Reed saves the city money by making signs himself from blank aluminum templates or by salvaging existing signs. The several-step process includes coating signs with reflective sheets and using a machine to press materials onto the metal. It can take as long as two hours per stop sign, and he tries to keep about a dozen on hand if possible.

Distractions are common.

“When a traffic light malfunctions or a stop sign is knocked down, he has to drop whatever he is doing and go take care of it immediately,” Public Works Director Dennis Gallagher said. “It’s a public safety issue.”

Like fixing potholes along the city’s 263 miles of road, maintaining stop signs is a big job, and the city has been behind for years, Gallagher said.

The city generally replaces the stop signs as people report problematic ones to the department.

Other urban areas in Northeast Pennsylvania, such as Dunmore and Hazleton, face similar challenges and also gradually replace old traffic signs.

Dunmore Borough Manager Vito Ruggiero is working with state and federal officials to use an old grant to replace 937 stop signs, 28 do-not-enter signs and 28 one-way signs, which the state Department of Transportation estimated would cost $82,956, with all new hardware.

Frank Vito, Hazleton’s public works supervisor, estimated his department replaces 40 to 50 stop signs per year along the city’s approximately 120 miles of roads. But the efforts only go so far, and like Scranton, the city replaces them largely as people report problems.

Rising pension and health care costs only leave so much to go around for other work, Mayor Joseph Yannuzzi said.

Despite the challenge, state and federal transportation officials said properly reflective signs are important to protecting the traveling public. About half of traffic fatalities happen at night, although only about a quarter of travel occurs after dark, according to the Federal Highway Administration.

PennDOT developed a strategy to start replacing its signs every 18 years with up-to-date, reflective signs that are just as visible at night as during the day, said PennDOT senior civil engineer Kenneth C. Reuther.

“If you can’t see a sign at night, it’s a big liability,” Reuther said.

For the moment, Scranton officials are concentrating on this summer’s $2.2 million paving project. But they are starting to think about ways to help Reed out — not just with stop signs, but all traffic signs, said Business Administrator David Bulzoni.
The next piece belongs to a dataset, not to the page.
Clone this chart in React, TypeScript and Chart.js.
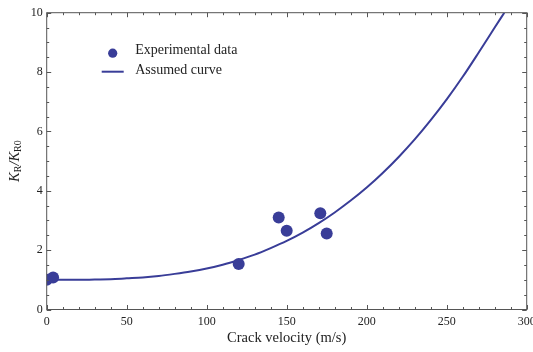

Ideally, the city could line up grant money. Otherwise, Scranton may earmark some of its growing liquid fuels allocation from the state’s new $2.3 billion transportation package to hire an engineering firm to inventory signs, then start replacing them more quickly.

Without additional resources, McGoff did not see much alternative to the public works department’s current strategy.

“It is near the top of the priority list and is being pursued by the DPW,” McGoff said. “But (should) we not collect garbage one week so we can have everyone out fixing signs?”